The state and school districts have been collecting data for years and posting it online as part of each district’s annual “report card.” But the English language arts (ELA) and math tests are different because they are supposed to reveal how well the state as a whole and its individual districts are preparing some of our youngest learners. It all boiled down to a binary conclusion: Are the kids in 3rd through 8th grades proficient in English and math—Yes or No?

This is education in the 21st century, so imagine how valuable it is to have yes/no answers connected with children identified by grade, gender, minority status, school-wide needs and high-fructose corn syrup snack choices (one of these was a test to see whether you’re still awake).
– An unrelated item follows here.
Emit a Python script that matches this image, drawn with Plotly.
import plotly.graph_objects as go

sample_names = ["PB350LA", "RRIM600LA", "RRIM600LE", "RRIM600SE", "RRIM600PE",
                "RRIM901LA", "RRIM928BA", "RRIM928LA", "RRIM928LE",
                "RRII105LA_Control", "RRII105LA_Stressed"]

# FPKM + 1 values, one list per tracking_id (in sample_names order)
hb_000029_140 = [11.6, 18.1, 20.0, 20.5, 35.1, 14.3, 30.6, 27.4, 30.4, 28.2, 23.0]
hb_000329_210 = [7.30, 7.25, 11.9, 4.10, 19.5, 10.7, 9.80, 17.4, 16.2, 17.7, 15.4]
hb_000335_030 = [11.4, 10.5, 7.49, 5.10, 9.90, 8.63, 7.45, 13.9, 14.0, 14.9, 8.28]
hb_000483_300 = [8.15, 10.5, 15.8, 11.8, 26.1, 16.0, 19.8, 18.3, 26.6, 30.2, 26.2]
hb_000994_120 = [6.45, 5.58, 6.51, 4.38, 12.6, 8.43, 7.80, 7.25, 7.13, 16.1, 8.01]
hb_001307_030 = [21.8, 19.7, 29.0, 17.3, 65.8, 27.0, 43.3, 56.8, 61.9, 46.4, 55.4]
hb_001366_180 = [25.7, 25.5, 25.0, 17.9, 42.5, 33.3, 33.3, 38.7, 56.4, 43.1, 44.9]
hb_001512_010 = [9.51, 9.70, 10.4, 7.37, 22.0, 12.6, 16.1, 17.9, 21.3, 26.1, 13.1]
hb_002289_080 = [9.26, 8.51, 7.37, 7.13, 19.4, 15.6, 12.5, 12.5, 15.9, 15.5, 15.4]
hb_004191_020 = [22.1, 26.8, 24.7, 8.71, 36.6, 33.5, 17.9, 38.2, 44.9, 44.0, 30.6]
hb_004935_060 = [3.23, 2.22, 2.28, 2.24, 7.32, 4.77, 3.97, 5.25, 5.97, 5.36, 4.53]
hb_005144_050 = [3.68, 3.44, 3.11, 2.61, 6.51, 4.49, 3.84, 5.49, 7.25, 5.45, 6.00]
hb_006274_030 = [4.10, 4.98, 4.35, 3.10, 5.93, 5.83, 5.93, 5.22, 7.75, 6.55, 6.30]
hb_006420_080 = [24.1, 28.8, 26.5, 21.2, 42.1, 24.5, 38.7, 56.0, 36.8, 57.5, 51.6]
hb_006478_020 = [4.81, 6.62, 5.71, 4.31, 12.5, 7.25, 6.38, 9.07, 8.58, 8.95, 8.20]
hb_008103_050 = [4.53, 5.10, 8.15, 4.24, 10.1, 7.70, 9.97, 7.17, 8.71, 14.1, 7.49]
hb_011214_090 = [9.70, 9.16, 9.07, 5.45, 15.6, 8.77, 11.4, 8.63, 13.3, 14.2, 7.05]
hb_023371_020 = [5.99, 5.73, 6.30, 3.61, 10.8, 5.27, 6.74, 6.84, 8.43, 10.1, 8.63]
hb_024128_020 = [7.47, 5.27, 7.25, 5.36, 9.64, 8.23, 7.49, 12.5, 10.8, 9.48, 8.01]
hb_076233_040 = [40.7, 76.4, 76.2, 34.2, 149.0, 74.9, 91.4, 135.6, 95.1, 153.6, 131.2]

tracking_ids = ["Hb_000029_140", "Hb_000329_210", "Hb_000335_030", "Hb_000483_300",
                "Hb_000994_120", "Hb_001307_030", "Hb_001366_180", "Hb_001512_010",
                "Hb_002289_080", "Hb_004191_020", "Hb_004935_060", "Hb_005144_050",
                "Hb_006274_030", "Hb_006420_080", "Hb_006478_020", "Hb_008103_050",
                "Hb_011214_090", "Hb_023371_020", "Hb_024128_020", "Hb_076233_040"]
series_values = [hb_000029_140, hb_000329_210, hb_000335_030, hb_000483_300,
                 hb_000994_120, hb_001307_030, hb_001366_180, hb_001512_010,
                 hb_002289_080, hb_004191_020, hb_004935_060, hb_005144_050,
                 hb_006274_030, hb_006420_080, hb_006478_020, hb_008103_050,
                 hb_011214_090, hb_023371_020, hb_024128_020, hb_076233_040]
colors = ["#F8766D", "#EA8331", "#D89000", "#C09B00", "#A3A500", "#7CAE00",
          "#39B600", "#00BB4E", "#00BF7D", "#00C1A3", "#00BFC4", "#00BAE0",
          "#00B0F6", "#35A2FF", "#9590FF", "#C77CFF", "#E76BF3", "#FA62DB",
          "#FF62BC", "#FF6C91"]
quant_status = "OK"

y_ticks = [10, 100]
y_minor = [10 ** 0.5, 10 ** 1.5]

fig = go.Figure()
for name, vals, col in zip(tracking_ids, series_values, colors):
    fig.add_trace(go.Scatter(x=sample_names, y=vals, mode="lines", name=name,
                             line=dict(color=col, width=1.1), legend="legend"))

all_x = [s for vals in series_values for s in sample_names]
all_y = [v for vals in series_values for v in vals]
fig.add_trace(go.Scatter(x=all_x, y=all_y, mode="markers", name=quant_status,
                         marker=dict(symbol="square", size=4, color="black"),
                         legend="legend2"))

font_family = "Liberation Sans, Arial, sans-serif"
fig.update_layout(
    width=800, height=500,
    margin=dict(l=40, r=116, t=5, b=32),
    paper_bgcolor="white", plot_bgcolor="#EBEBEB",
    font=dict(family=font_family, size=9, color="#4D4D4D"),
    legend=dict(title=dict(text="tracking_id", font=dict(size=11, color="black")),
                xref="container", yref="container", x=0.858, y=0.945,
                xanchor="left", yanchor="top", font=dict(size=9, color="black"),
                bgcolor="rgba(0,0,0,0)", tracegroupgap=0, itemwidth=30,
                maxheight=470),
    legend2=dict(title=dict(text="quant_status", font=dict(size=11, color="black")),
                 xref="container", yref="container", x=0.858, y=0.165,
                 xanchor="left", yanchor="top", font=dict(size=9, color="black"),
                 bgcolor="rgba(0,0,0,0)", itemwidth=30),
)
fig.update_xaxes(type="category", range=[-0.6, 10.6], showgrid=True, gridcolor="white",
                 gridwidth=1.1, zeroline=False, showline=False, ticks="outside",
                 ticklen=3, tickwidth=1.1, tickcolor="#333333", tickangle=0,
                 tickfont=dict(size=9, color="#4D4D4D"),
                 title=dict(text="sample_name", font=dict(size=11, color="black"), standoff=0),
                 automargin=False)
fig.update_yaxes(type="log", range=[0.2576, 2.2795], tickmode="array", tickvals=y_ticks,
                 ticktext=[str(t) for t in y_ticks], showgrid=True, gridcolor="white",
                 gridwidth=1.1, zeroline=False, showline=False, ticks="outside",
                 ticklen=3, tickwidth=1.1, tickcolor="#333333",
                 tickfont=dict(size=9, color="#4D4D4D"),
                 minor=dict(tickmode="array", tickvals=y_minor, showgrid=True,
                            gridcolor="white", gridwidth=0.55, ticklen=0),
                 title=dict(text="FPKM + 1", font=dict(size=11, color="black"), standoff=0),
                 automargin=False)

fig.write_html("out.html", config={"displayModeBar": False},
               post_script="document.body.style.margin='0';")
This data can numb the senses or, ideally, it can guide the state and local officials toward more effective ways to educate children.

For all the effort and expense that goes into administering these tests and processing the data, the most obvious conclusion is that it’s not easy to make big changes in a huge enterprise like public education in the State of New York. Nearly a million students took the tests this year. Fewer than half of them are rated proficient in English and math. And where there was improvement, often it was slight.

Kids here must be doing better than that, right? Guess again. Overall in the county, students are well below the state average in both English and math, with girls doing better than boys. Individual school results vary but the trends appear follow the statewide pattern.

Maybe kids today aren’t as smart as we think, as if any parent or grandparent would believe that. Teachers work hard. We could blame society or social media, but that echoes the bogus claims of previous generations, when parents were told comic books rotted our young brains. That leaves us with the possibility that how we measure the proficiency of today’s kids doesn’t account for how early grade learners absorb and process information. Maybe the test makers aren’t as smart as the test takers.

We don’t need a whole new testing regime. The data gathered each year in a similar fashion could turn out to be a powerful tool to help improve learning and make sure kids are no longer deprived of the full benefits of a public education because of race, disability or income. At the same time, voters have a duty to demand that the legislature and the Board of Regents continually reassess the tests. The public needs factual reassurance that the time our kids spend taking tests will not increase but the benefits to student test-takers will.

With a little patience people can view the proficiency scores at the website listed below. You can check your school district and compare it with others both in the county and around the state. For each school district, the colorful format is the same, which helps when making those comparisons. But there is one graph that’s quite different.

It’s at the bottom of the Power Point presentation of the report headed, “2019 Test Refusal Students by Need/Resource Group.” Refusal students are the kids whose parents refuse to allow them to take the proficiency tests. The state says the rate of refusal is on a downward trend. That’s true as far as it goes; there was a drop of a percent or two in refusers each of the last two years. But it’s still a firmly entrenched resistance movement in the public education system. What’s more, the state says, “Of the total test refusals statewide, the most are from average and low need districts.”

The state also has data showing that in this county, the poorest children are the ones most likely to avoid the test. Who knows whether that will affect their education? But clearly it masks an even greater proficiency deficit than the figures show and we have no idea what the state plans to do about it.